Abstract [de]: Im Interview mit der Wirtschaftswoche konstatiert Prof. Dr. Dr. Ulrich Hemel einen erheblichen Vertrauensverlust in die katholische Kirche. Dies sei auf Amtsarroganz, Sprachlosigkeit und Neoklerikalismus zurückzuführen. Ein überidealisiertes Selbstbild, eine Konzentration auf die eigene, institutionelle Logik an Stelle der Logik des Zuhörens sowie die Angst vor innerkirchlichem Kontrollverlust hätten eine Kluft zwischen Klerus und Gläubigen verursacht, sodass viele sich heimatlos in der eigenen Kirche fühlten. Laut Hemel gehe es darum, wieder einen gemeinsamen, religiösen Wortschatz aufzubauen und das Evangelium als frohe Botschaft zu verkünden. So könne sich die Kirche erneuern und wieder anziehend und einladend auf die Menschen wirken.


Mai 2010

Managementfehler in der katholischen Kirche

Herr Hemel, es gibt Umfragen, nach denen nur noch jeder vierte bis fünfte Katholik seine Kirche für eine vertrauenswürdige Institution hält. Ein Autobauer würde einen solch gravierenden Verlust der Kundenbindung vermutlich nicht überleben. Wie steht es um die Zukunft des Moralunternehmens Kirche?
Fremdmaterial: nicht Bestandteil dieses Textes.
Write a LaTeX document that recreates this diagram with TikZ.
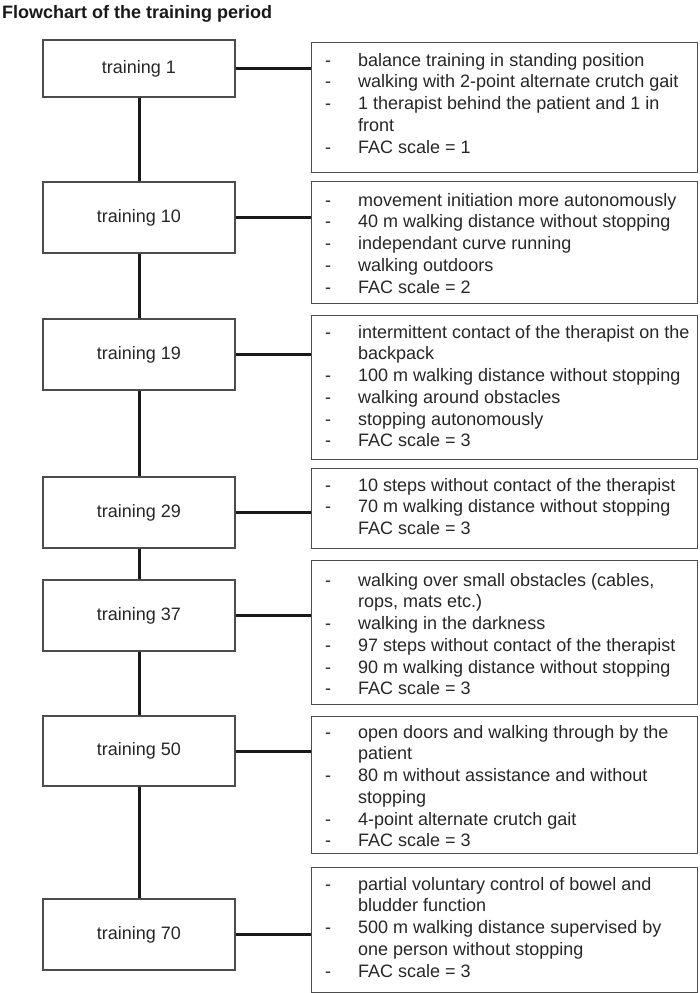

Das hängt davon ab, welche Kirche sie meinen. Natürlich, es liegt nahe, eine große Organisation wie die katholische Kirche mit einem globalen Unternehmen zu vergleichen. Man hat dann einen Weltkonzern vor Augen, der seit 2000 Jahren besteht, der durch ein sagenhaft gutes Branding groß und machtvoll wurde – und der jetzt einen immensen Markenschaden erleidet. Das Problem ist nur, dass die Analogie von Kirche und Unternehmen nicht durchzuhalten ist. Wir müssen unterscheiden zwischen einer Kirche als Gemeinschaft von Menschen, die sich an Jesus Christus und den Werten des Evangeliums orientiert – und einer Kirche als Organisation von berufstätigen Laien und Priestern, die sozusagen das Management übernommen haben, die aber auch ihrerseits Teil der Kirche der Gläubigen sind.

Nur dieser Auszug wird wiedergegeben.